### RECORDED INFORMATION
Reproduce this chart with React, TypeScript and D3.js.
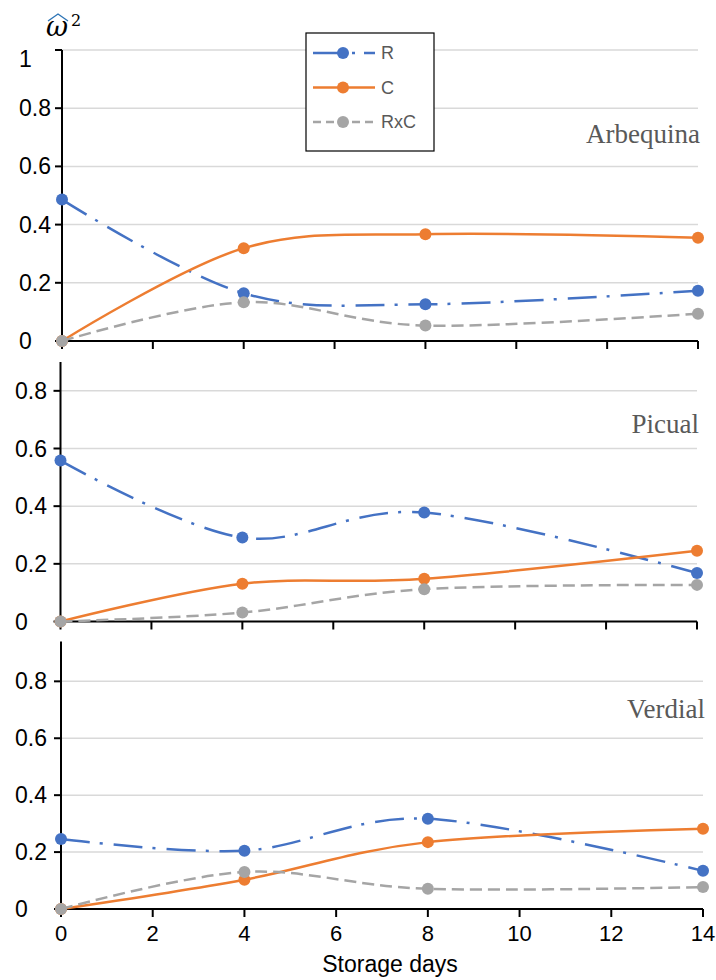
import React from 'react';
import * as d3 from 'd3';

// storage days sampled
const days = [0, 4, 8, 14];
const xTicks = [0, 2, 4, 6, 8, 10, 12, 14];
const seriesNames = ['R', 'C', 'RxC'];

// effect size per cultivar
const arbequinaR = [0.486, 0.164, 0.126, 0.173];
const arbequinaC = [0, 0.319, 0.367, 0.355];
const arbequinaRxC = [0, 0.133, 0.053, 0.094];

const picualR = [0.558, 0.291, 0.378, 0.168];
const picualC = [0, 0.131, 0.148, 0.245];
const picualRxC = [0, 0.031, 0.112, 0.127];

const verdialR = [0.246, 0.205, 0.317, 0.134];
const verdialC = [0, 0.103, 0.235, 0.282];
const verdialRxC = [0, 0.13, 0.071, 0.077];

const ticksTop = [0, 0.2, 0.4, 0.6, 0.8, 1];
const ticksLow = [0, 0.2, 0.4, 0.6, 0.8];

const colors = ['#4472C4', '#ED7D31', '#A5A5A5'];
const dashes = ['29 10 3 11', null, '12 6'];

const panels = [
  { name: 'Arbequina', series: [arbequinaR, arbequinaC, arbequinaRxC], ticks: ticksTop, yMax: 1, y0: 341, y1: 50, x0: 62, x1: 698, labelX: 19, nameY: 143, showX: false },
  { name: 'Picual', series: [picualR, picualC, picualRxC], ticks: ticksLow, yMax: 0.9, y0: 621.5, y1: 362, x0: 60.5, x1: 697, labelX: 15, nameY: 433, showX: false },
  { name: 'Verdial', series: [verdialR, verdialC, verdialRxC], ticks: ticksLow, yMax: 0.94, y0: 909, y1: 641.5, x0: 61, x1: 703, labelX: 15, nameY: 718, showX: true },
];

const sans = '"Liberation Sans", Arial, sans-serif';

const Panel = ({ p }) => {
  const x = d3.scaleLinear().domain([0, 14]).range([p.x0, p.x1]);
  const y = d3.scaleLinear().domain([0, p.yMax]).range([p.y0, p.y1]);
  const line = d3
    .line()
    .x((d) => x(d[0]))
    .y((d) => y(d[1]))
    .curve(d3.curveCardinal.tension(0));

  return (
    <g>
      {p.ticks.filter((t) => t > 0).map((t) => (
        <line key={'g' + t} x1={p.x0} x2={p.x1} y1={y(t)} y2={y(t)} stroke="#D9D9D9" strokeWidth={1.5} />
      ))}
      {p.ticks.map((t) => (
        <g key={'t' + t}>
          <line x1={p.x0 - 7} x2={p.x0} y1={y(t)} y2={y(t)} stroke="#000" strokeWidth={2} />
          <text x={p.labelX} y={Math.max(y(t), p.y1 + 9)} dy="0.35em" fontSize={23} fontFamily={sans} fill="#000">
            {String(t)}
          </text>
        </g>
      ))}
      {xTicks.map((t) => (
        <g key={'x' + t}>
          <line x1={x(t)} x2={x(t)} y1={p.y0} y2={p.y0 + 8} stroke="#000" strokeWidth={2} />
          {p.showX && (
            <text x={x(t)} y={p.y0 + 32} textAnchor="middle" fontSize={22} fontFamily={sans} fill="#000">
              {t}
            </text>
          )}
        </g>
      ))}
      <line x1={p.x0} x2={p.x1} y1={p.y0} y2={p.y0} stroke="#000" strokeWidth={2} />
      <line x1={p.x0} x2={p.x0} y1={p.y0} y2={p.y1} stroke="#000" strokeWidth={2} />
      <text x={p.x1 + 2} y={p.nameY} textAnchor="end" fontSize={27} fontFamily='"Liberation Serif", "Times New Roman", serif' fill="#595959">
        {p.name}
      </text>
      {p.series.map((vals, i) => {
        const pts = days.map((d, j) => [d, vals[j]]);
        return (
          <g key={seriesNames[i]}>
            <path d={line(pts)} fill="none" stroke={colors[i]} strokeWidth={2.5} strokeDasharray={dashes[i] || undefined} />
            {pts.map((d) => (
              <circle key={d[0]} cx={x(d[0])} cy={y(d[1])} r={6} fill={colors[i]} />
            ))}
          </g>
        );
      })}
    </g>
  );
};

const Legend = () => {
  const lx = 306;
  const ly = 33;
  return (
    <g>
      <rect x={lx} y={ly} width={128} height={118} fill="#fff" stroke="#000" strokeWidth={1.2} />
      {seriesNames.map((s, i) => {
        const cy = ly + 20 + i * 34.5;
        return (
          <g key={s}>
            <line x1={lx + 7} x2={lx + 69} y1={cy} y2={cy} stroke={colors[i]} strokeWidth={2.5} strokeDasharray={dashes[i] ? (i === 0 ? '30 9 3 9' : '8 5') : undefined} />
            <circle cx={lx + 37} cy={cy} r={6} fill={colors[i]} />
            <text x={lx + 75} y={cy} dy="0.36em" fontSize={18} fontFamily='"Liberation Sans Narrow", "Liberation Sans", sans-serif' fill="#595959">
              {s}
            </text>
          </g>
        );
      })}
    </g>
  );
};

const App = () => {
  return (
    <svg width={716} height={980} style={{ position: 'absolute', left: 0, top: 0, background: '#fff' }}>
      <rect width={716} height={980} fill="#fff" />
      {panels.map((p) => (
        <Panel key={p.name} p={p} />
      ))}
      <Legend />
      {/* y-axis symbol: omega hat squared */}
      <text x={46} y={36} fontSize={27} fontStyle="italic" fontFamily='"DejaVu Serif", serif' fill="#000">ω</text>
      <path d="M48,21 L58,14 L68,21" fill="none" stroke="#2E75B6" strokeWidth={1.4} />
      <text x={71} y={26} fontSize={16} fontFamily='"DejaVu Serif", serif' fill="#000">2</text>
      <text x={390} y={972} textAnchor="middle" fontSize={23} fontFamily={sans} fill="#000">
        Storage days
      </text>
    </svg>
  );
};

export default App;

### CHALLENGE
Pictures are excluded: retype only the lines from the beginning of the listing above through the line with "const seriesNames = ['R', 'C', 'RxC'];", both included.

### SOLUTION BELOW
Reproduce this chart with React, TypeScript and D3.js.
import React from 'react';
import * as d3 from 'd3';

// storage days sampled
const days = [0, 4, 8, 14];
const xTicks = [0, 2, 4, 6, 8, 10, 12, 14];
const seriesNames = ['R', 'C', 'RxC'];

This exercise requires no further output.